On special issues submitted to them the jury found: (1) That Brommer contracted with Sanders as the latter claimed he did; (2) that Brommer, as the agent of appellant, had authority to so contract; (3) that appellant, within the terms of that contract, purchased 362,164 feet of hardwood lumber of the Texas Lumber Manufacturing Company.
On the findings made by the jury and findings made by himself, the court rendered judgment in favor of the bank against appellant and Sanders for $165.23, and against Sanders for the difference between that sum and $250, to wit, the sum of $84.77. The appeal is prosecuted by appellant alone.
Davis, Davis Davis, of Center, for appellant. J. M. Sanders, of Center, for appellees.
As we think that the contention made that the testimony was not sufficient to support the finding that Brommer, as appellant's agent, had authority to bind it by the contract Sanders claimed Brommer made with him should be sustained, it will not be necessary to consider the further contention made by appellant that the judgment is erroneous because it was not shown how much of the lumber, if any, purchased by appellant of the Texas Lumber Manufacturing Company was lumber covered by that contract.
The burden of proving that Brommer had the authority claimed for him was on the bank.

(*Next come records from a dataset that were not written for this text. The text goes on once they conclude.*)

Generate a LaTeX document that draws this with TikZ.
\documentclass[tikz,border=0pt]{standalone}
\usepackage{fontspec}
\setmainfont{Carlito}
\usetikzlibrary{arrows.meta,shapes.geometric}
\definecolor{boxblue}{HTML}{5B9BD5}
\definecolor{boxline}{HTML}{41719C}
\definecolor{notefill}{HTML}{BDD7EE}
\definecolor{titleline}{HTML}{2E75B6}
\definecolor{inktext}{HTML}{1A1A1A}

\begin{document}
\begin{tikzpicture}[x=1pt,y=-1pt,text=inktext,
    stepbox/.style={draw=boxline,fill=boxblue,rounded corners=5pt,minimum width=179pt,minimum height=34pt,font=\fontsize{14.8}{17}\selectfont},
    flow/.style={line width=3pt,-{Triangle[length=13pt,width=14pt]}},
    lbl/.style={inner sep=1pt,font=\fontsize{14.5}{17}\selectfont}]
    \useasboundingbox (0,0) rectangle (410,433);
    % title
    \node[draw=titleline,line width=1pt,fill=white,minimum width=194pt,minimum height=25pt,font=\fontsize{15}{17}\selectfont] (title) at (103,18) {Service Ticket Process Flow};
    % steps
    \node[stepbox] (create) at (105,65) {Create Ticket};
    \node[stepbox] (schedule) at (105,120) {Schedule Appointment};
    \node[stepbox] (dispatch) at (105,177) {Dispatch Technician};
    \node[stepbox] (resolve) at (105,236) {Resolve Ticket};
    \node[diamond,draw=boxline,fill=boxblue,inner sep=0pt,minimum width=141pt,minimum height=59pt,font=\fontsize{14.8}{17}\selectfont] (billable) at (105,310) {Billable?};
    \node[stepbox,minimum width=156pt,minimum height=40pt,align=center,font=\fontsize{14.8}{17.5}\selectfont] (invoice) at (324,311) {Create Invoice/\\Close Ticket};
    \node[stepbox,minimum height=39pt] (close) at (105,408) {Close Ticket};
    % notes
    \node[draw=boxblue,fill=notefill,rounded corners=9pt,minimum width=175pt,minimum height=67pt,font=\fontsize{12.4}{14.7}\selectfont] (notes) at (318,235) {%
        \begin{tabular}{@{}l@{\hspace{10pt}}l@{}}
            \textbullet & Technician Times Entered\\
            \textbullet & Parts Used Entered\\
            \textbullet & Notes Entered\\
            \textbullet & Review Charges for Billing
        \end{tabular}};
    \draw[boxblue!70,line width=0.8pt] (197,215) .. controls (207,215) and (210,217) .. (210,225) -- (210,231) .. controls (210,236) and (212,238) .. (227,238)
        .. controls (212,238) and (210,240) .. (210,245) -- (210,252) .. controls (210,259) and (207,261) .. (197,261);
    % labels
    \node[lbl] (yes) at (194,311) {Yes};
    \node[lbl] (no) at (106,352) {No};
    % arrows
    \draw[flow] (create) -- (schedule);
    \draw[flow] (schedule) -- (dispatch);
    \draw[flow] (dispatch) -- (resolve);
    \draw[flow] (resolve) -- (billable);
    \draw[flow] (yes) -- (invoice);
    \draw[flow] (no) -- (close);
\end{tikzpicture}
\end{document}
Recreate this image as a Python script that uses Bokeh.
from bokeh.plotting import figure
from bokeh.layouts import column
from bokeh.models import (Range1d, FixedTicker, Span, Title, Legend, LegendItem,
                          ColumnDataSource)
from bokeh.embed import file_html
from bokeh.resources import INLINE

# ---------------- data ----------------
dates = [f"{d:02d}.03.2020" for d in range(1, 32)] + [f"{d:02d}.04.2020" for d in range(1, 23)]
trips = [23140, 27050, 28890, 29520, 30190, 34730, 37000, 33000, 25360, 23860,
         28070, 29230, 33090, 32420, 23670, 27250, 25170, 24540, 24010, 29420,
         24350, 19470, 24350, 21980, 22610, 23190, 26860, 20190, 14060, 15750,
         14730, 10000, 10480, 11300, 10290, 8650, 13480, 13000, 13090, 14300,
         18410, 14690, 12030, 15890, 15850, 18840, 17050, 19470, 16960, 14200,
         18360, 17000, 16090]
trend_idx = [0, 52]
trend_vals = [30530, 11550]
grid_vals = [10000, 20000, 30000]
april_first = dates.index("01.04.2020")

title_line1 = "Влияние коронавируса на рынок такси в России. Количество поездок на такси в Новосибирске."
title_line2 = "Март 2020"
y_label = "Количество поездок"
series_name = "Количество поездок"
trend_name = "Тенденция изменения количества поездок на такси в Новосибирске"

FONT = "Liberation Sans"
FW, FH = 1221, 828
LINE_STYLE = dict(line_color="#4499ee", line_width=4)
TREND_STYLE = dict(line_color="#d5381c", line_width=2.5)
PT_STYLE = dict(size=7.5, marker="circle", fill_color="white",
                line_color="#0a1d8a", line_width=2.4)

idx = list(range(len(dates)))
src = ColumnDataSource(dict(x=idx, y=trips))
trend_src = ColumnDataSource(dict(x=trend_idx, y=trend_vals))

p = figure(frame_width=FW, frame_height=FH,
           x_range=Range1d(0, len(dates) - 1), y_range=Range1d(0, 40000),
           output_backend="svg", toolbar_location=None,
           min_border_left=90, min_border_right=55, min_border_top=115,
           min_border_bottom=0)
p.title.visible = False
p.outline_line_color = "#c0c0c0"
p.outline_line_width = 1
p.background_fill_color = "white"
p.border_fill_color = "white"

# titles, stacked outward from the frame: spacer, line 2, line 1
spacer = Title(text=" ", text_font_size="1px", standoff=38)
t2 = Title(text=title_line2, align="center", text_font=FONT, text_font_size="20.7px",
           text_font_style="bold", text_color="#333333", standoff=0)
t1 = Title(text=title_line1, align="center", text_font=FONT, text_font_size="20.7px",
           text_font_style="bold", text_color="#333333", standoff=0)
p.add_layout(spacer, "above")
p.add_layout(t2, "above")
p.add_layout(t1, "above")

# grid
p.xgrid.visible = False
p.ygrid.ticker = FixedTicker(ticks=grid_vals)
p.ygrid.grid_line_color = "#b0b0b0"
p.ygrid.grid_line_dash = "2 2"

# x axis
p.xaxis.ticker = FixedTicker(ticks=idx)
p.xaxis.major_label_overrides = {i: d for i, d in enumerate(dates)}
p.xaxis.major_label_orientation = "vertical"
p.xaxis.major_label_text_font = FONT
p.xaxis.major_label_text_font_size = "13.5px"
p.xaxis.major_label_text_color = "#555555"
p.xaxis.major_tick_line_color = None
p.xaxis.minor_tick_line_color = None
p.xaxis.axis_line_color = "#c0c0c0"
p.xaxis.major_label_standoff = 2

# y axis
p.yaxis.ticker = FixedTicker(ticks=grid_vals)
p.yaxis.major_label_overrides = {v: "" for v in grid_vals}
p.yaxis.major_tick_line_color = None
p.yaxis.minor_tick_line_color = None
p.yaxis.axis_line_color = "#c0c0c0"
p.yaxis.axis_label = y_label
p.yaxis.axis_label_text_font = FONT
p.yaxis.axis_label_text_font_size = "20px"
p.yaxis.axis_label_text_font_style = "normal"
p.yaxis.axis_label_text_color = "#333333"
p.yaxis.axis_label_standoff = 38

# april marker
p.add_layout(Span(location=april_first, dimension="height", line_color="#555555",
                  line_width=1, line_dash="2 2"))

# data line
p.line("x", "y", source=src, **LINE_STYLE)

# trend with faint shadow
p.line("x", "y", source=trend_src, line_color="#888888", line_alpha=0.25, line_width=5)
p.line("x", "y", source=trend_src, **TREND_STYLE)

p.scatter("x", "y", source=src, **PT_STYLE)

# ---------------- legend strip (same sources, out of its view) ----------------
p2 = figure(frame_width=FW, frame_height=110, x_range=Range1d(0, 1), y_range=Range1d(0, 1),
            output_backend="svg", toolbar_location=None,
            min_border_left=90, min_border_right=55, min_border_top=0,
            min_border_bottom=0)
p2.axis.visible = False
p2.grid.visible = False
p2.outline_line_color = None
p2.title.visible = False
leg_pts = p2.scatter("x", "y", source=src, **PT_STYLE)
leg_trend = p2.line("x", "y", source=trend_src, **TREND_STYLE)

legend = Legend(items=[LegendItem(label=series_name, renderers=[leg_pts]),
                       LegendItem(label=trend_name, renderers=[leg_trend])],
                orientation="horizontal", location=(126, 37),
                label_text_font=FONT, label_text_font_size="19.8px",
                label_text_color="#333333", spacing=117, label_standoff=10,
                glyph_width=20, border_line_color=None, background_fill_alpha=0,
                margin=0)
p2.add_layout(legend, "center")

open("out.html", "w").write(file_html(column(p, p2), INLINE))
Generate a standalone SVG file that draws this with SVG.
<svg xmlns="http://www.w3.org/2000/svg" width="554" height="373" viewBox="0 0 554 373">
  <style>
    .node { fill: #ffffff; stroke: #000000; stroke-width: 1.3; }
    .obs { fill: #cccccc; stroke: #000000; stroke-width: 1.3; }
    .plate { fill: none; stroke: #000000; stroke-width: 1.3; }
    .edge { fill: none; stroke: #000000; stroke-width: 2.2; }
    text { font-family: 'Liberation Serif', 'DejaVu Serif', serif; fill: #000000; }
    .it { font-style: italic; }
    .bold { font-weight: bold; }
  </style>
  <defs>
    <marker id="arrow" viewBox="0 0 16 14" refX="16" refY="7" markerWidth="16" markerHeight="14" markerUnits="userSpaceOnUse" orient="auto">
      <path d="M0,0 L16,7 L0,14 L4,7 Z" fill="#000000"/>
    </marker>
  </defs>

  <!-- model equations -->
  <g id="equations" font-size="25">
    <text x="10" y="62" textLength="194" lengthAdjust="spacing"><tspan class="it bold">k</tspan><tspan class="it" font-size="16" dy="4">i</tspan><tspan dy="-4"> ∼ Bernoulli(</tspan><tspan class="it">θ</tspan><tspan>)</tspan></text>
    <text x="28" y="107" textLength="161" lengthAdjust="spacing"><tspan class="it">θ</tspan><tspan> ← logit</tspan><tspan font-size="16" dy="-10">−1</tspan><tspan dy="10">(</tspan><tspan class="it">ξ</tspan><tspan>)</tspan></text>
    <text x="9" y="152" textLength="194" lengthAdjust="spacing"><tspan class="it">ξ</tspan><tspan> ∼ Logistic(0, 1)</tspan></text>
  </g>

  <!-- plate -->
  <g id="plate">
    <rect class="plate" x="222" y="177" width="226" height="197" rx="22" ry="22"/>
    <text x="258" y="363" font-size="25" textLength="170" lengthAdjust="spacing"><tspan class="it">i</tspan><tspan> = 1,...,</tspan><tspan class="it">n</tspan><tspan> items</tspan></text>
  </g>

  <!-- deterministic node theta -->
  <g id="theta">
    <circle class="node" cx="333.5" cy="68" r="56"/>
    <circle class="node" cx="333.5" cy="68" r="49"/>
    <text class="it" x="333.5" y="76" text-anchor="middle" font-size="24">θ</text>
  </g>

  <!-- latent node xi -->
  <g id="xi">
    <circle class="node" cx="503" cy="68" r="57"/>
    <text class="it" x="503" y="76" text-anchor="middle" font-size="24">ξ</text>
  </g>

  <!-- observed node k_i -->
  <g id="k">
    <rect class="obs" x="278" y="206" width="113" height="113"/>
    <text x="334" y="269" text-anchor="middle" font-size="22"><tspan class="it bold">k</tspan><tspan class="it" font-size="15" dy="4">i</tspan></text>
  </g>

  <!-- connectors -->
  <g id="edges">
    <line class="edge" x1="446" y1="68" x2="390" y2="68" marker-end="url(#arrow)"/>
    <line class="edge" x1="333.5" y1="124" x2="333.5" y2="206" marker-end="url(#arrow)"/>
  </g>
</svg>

The testimony heard went no further than to show that Brommer was an inspector and buyer for appellant, and that in November, 1911, he, acting for appellant and in its name, contracted with Sanders in writing that appellant would act for him (Sanders) in the sale on commission of the output of a sawmill he was then operating. As it was not shown that appellant acted upon or in any way recognized the contract as its own, or even that It ever knew of the existence thereof, the fact that Brommer made it was without probative force on the issue as to whether he was authorized to make the contract In question here or not. The finding of the jury, therefore, must be treated as without other support than that furnished by the proof showing Brommer to have been an inspector and buyer for appellant.
It was not pretended that the authority claimed for Brommer could be referred to a custom or usage binding upon appellant. The contention was, it seems, that appellant should be held to be bound by the contract in question because it was incidental to authority it conferred upon Brommer when it employed him to inspect and buy lumber for it. It is true that every express power conferred by the principal upon his agent carries with it, as an incident, "the authority to do whatever is usual and necessary to carry into effect the principal power." 1 Am. Eng. Enc. Law, p. 997; 1 Clark Skyles on the Law of Agency, § 209. But the principle has no application to the facts of this case. It did not appear that it was either usual or necessary for a person employed, as Brommer was, to Inspect and buy lumber, to employ at his principal's expense another or other persons to assist him in the discharge of his duties.
The judgment will be affirmed In so far as it is in favor of the bank against Sanders. In so far as it is in favor of the bank against appellant it will be reversed, and judgment will be here rendered that the bank take nothing by its suit against appellant.